The sun is setting one evening over the ocean. You and a group of friends are standing at various points along the wet sand. As the water laps at your feet, you silently watch the red globe drop nearer and nearer to the horizon. As you watch, somewhat mesmerized, you notice how the sun’s reflection on the wave crests forms a straight line composed of thousands of momentary orange-red glints—a straight line pointing right at you! “How lucky that I am the one who happens to be lined up exactly with that line!” you think to yourself. “Too bad not all of us can stand here and experience this perfect unity with the sun.” And at the same moment, each of your friends is having precisely the same thought… or is it the same?

Such musings are at the heart of the “soul-searching question.” Why is this soul in this body? (Or on this branch of the universal wave function?) Why, when there are so many possibilities, did this mind get attached to this body? Why can’t my “I-ness” belong to some other body? It is obviously circular and unsatisfying to say something like “You are in that body because that was the one made by your parents.” But why were they my parents, and not someone else? Who would have been my parents if I had been born in Hungary? What would I have been like if I had been someone else? Or if someone else had been me? Or— am I someone else? Am I everyone else? Is there only one universal consciousness? Is it an illusion to feel oneself as separate, as an individual?
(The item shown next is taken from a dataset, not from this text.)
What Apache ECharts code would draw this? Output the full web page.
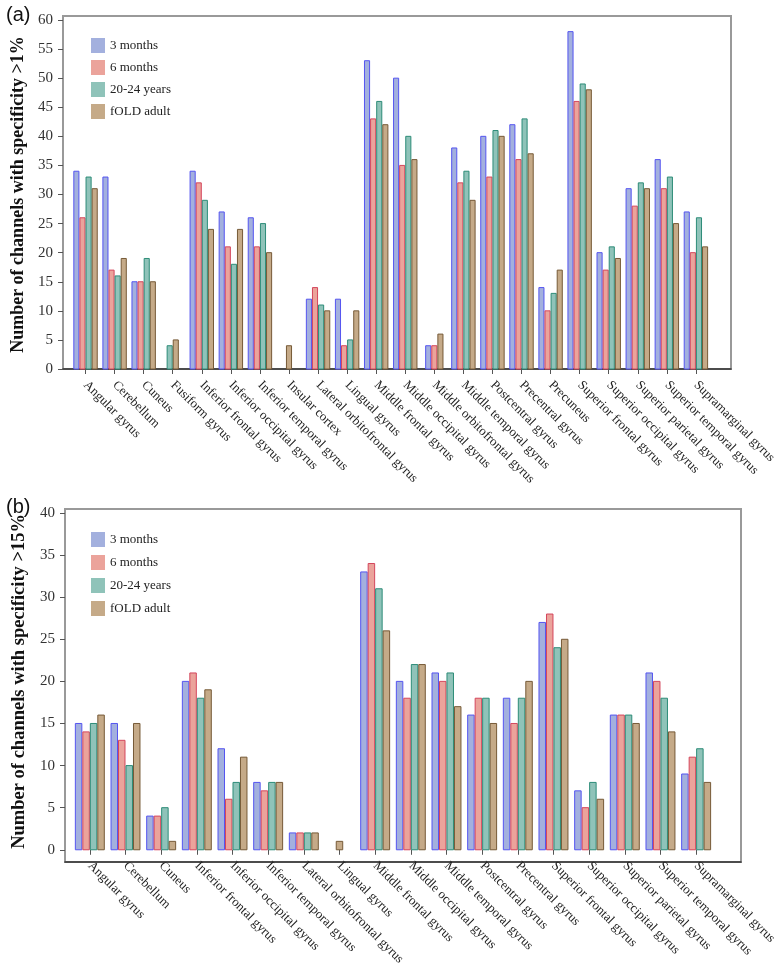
<!DOCTYPE html>
<html>
<head>
<meta charset="utf-8">
<script src="https://cdn.jsdelivr.net/npm/echarts@6/dist/echarts.min.js"></script>
<style>
html,body{margin:0;padding:0;background:#fff;}
#chart{width:779px;height:968px;}
</style>
</head>
<body>
<div id="chart"></div>
<script>
// ---------- DATA ----------
const seriesNames = ['3 months', '6 months', '20-24 years', 'fOLD adult'];

const categoriesA = ['Angular gyrus','Cerebellum','Cuneus','Fusiform gyrus','Inferior frontal gyrus',
  'Inferior occipital gyrus','Inferior temporal gyrus','Insular cortex','Lateral orbitofrontal gyrus',
  'Lingual gyrus','Middle frontal gyrus','Middle occipital gyrus','Middle orbitofrontal gyrus',
  'Middle temporal gyrus','Postcentral gyrus','Precentral gyrus','Precuneus','Superior frontal gyrus',
  'Superior occipital gyrus','Superior parietal gyrus','Superior temporal gyrus','Supramarginal gyrus'];
const months3A = [34,33,15,0,34,27,26,0,12,12,53,50,4,38,40,42,14,58,20,31,36,27];
const months6A = [26,17,15,0,32,21,21,0,14,4,43,35,4,32,33,36,10,46,17,28,31,20];
const years2024A = [33,16,19,4,29,18,25,0,11,5,46,40,0,34,41,43,13,49,21,32,33,26];
const foldAdultA = [31,19,15,5,24,24,20,4,10,10,42,36,6,29,40,37,17,48,19,31,25,21];
const yTicksA = {min: 0, max: 60, interval: 5};

const categoriesB = ['Angular gyrus','Cerebellum','Cuneus','Inferior frontal gyrus','Inferior occipital gyrus',
  'Inferior temporal gyrus','Lateral orbitofrontal gyrus','Lingual gyrus','Middle frontal gyrus',
  'Middle occipital gyrus','Middle temporal gyrus','Postcentral gyrus','Precentral gyrus',
  'Superior frontal gyrus','Superior occipital gyrus','Superior parietal gyrus','Superior temporal gyrus',
  'Supramarginal gyrus'];
const months3B = [15,15,4,20,12,8,2,0,33,20,21,16,18,27,7,16,21,9];
const months6B = [14,13,4,21,6,7,2,0,34,18,20,18,15,28,5,16,20,11];
const years2024B = [15,10,5,18,8,8,2,0,31,22,21,18,18,24,8,16,18,12];
const foldAdultB = [16,15,1,19,11,8,2,1,26,22,17,15,20,25,6,15,14,8];
const yTicksB = {min: 0, max: 40, interval: 5};

// ---------- STYLE ----------
const fills = ['rgb(163,176,222)','rgb(235,163,155)','rgb(143,195,185)','rgb(197,170,136)'];
const strokes = ['rgb(85,85,240)','rgb(212,70,92)','rgb(45,140,120)','rgb(118,90,55)'];
const serif = 'Liberation Serif';

const chart = echarts.init(document.getElementById('chart'), null, {renderer: 'canvas'});

function makeRender(groups, sIdx, ratio) {
  return function (params, api) {
    const ci = params.dataIndex;
    const vals = groups.map(g => g[ci]);
    const nz = [];
    vals.forEach((v, k) => { if (v > 0) nz.push(k); });
    const rank = nz.indexOf(sIdx);
    if (rank < 0) return null;
    const band = api.size([1, 0])[0];
    const bw = band * ratio / 4;
    const base = api.coord([ci, 0]);
    const top = api.coord([ci, vals[sIdx]]);
    const x = base[0] - nz.length * bw / 2 + rank * bw;
    return {
      type: 'rect',
      shape: {x: x + 0.5, y: top[1], width: bw - 1, height: base[1] - top[1]},
      style: {fill: fills[sIdx], stroke: strokes[sIdx], lineWidth: 1}
    };
  };
}

function panelSeries(groups, xIdx, yIdx, ratio) {
  return groups.map((g, k) => ({
    type: 'custom',
    name: seriesNames[k],
    xAxisIndex: xIdx,
    yAxisIndex: yIdx,
    itemStyle: {color: fills[k], borderWidth: 0},
    renderItem: makeRender(groups, k, ratio),
    encode: {x: 0, y: 1},
    data: g.map((v, i) => [i, v])
  }));
}

const groupsA = [months3A, months6A, years2024A, foldAdultA];
const groupsB = [months3B, months6B, years2024B, foldAdultB];

function frameX(gi) {
  return {gridIndex: gi, type: 'value', min: 0, max: 1, position: 'bottom',
    axisLine: {show: true, lineStyle: {color: '#333', width: 1.5}},
    axisTick: {show: false}, axisLabel: {show: false}, splitLine: {show: false}};
}
function frameY(gi) {
  return {gridIndex: gi, type: 'value', min: 0, max: 1, show: false};
}
function dataX(gi, cats) {
  return {gridIndex: gi, type: 'category', data: cats, boundaryGap: true,
    axisLine: {show: false},
    axisTick: {show: true, alignWithLabel: true, length: 5, lineStyle: {color: '#555'}},
    axisLabel: {interval: 0, rotate: -45, margin: 14, fontFamily: serif, fontSize: 13, color: '#222'},
    splitLine: {show: false}};
}
function dataY(gi, ticks, name, offset, nameSize) {
  return {gridIndex: gi, type: 'value', min: ticks.min, max: ticks.max, interval: ticks.interval,
    offset: offset,
    name: name, nameLocation: 'middle', nameGap: 32, nameRotate: 90,
    nameTextStyle: {fontFamily: serif, fontWeight: 'bold', fontSize: nameSize, color: '#111'},
    axisLine: {show: false},
    axisTick: {show: true, length: 5, lineStyle: {color: '#555'}},
    axisLabel: {margin: 10, fontFamily: serif, fontSize: 15, color: '#333'},
    splitLine: {show: false}};
}

function legendAt(top, gap) {
  return {
    orient: 'vertical', left: 86, top: top, itemWidth: 14, itemHeight: 15, itemGap: gap,
    icon: 'rect', data: seriesNames,
    itemStyle: {borderWidth: 0},
    textStyle: {fontFamily: serif, fontSize: 13, color: '#222'}
  };
}

const option = {
  animation: false,
  backgroundColor: '#fff',
  title: [
    {text: '(a)', left: 1, top: 0, textStyle: {fontFamily: 'Liberation Sans', fontSize: 20, fontWeight: 'normal', color: '#111'}},
    {text: '(b)', left: 1, top: 492, textStyle: {fontFamily: 'Liberation Sans', fontSize: 20, fontWeight: 'normal', color: '#111'}}
  ],
  legend: [legendAt(33, 7), legendAt(527, 8)],
  grid: [
    {left: 63, right: 48, top: 16, height: 353, show: true, borderColor: '#999', borderWidth: 2, backgroundColor: 'transparent'},
    {left: 71, right: 55, top: 20, height: 349},
    {left: 65, right: 38, top: 509, height: 353, show: true, borderColor: '#999', borderWidth: 2, backgroundColor: 'transparent'},
    {left: 72, right: 46, top: 513, height: 349}
  ],
  xAxis: [frameX(0), dataX(1, categoriesA), frameX(2), dataX(3, categoriesB)],
  yAxis: [frameY(0), dataY(1, yTicksA, 'Number of channels with specificity >1%', 8, 18),
          frameY(2), dataY(3, yTicksB, 'Number of channels with specificity >15%', 7, 18.5)],
  series: [].concat(panelSeries(groupsA, 1, 1, 0.84), panelSeries(groupsB, 3, 3, 0.84))
};
chart.setOption(option);
</script>
</body>
</html>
It is rather eerie to find these bizarre themes reproduced at the core of what is supposedly our stablest and least erratic science.

And yet in a way it is not so surprising. There is a clear connection between the imaginary worlds in our minds and the alternate worlds evolving in parallel with the one we experience. The proverbial young man picking apart the daisy and muttering, “She loves me, she loves me not, she loves me, she loves me not” is clearly maintaining in his mind (at least) two different worlds based on two different models for his beloved. Or would it be more accurate to say that there is one mental model of his beloved that is in a mental analogue of a quantum-mechanical superposition of states?
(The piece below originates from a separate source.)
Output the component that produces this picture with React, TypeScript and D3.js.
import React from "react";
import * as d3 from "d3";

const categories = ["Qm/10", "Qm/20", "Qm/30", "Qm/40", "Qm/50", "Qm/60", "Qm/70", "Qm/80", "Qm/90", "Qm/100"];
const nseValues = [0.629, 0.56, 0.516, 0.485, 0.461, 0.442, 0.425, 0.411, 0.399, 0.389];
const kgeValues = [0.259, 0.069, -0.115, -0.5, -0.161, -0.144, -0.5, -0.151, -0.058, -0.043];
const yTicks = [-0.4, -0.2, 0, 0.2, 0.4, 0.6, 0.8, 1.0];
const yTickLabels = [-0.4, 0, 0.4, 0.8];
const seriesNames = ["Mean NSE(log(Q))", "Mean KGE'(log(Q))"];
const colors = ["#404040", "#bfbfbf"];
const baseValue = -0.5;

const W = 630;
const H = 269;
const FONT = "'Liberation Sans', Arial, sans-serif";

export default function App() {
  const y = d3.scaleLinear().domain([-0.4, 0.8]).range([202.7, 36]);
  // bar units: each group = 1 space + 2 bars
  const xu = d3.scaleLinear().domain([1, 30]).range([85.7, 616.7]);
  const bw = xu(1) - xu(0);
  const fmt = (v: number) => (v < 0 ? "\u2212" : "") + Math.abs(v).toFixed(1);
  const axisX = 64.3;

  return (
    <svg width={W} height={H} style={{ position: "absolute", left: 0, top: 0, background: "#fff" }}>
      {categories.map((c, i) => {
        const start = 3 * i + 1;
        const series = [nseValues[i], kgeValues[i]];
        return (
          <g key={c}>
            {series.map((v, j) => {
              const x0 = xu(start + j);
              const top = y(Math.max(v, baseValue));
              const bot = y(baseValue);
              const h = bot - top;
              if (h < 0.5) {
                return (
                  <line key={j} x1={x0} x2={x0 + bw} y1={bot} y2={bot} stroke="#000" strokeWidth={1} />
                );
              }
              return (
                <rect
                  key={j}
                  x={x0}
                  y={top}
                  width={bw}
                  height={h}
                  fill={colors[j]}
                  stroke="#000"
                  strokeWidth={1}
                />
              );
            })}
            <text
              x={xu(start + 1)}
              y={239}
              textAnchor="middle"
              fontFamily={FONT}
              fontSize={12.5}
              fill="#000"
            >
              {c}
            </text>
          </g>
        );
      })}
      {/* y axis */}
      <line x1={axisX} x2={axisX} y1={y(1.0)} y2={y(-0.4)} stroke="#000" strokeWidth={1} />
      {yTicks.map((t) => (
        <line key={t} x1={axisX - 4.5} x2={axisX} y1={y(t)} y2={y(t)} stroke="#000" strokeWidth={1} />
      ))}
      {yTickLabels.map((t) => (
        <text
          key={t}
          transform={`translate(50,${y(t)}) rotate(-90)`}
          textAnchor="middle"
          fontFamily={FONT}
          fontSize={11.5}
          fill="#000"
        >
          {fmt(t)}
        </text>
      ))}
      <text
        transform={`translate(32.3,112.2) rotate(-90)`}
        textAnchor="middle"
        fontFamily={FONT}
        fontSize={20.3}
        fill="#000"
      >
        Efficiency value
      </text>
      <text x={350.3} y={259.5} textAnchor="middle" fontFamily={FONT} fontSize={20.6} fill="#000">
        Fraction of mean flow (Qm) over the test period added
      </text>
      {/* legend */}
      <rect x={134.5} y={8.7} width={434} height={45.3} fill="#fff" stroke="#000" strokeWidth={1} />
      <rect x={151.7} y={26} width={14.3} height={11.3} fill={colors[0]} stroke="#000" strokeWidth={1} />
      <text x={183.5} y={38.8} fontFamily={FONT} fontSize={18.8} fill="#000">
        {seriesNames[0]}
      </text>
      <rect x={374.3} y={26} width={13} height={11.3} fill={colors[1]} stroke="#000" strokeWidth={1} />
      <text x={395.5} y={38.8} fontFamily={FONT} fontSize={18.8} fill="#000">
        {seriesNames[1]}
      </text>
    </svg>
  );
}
And when a novelist simultaneously entertains a number of possible ways of extending a story, are the characters not, so to speak metaphorically, in a mental superposition of states? If the novel never gets set to paper, perhaps the split characters can continue to evolve their multiple stories in their author’s brain. Furthermore, it would even seem strange to ask which story is the genuine version. All the worlds are equally genuine.

And in like manner there is a worlda branch of the universal wave functionin - фото 5

And in like manner, there is a world—a branch of the universal wave function—in which you didn’t make that stupid mistake you now regret so much. Aren’t you jealous? But how can you be jealous of your self? Besides which, there’s another world in which you made yet stupider mistakes, and are jealous of this very you, here and now in this world!

Perhaps one way to think of the universal wave function is as the mind—or brain, if you prefer—of the great novelist in the sky, God, in which all possible branches are being simultaneously entertained. We would be mere subsystems of God’s brain, and these versions of us are no more privileged or authentic than our galaxy is the only genuine galaxy. God’s brain, conceived in this way, evolves smoothly and deterministically, as Einstein always maintained. The physicist Paul Davies, writing on just this topic in his recent book Other Worlds, says: “Our consciousness weaves a route at random along the ever-branching evolutionary pathway of the cosmos, so it is we, rather than God, who are playing dice.”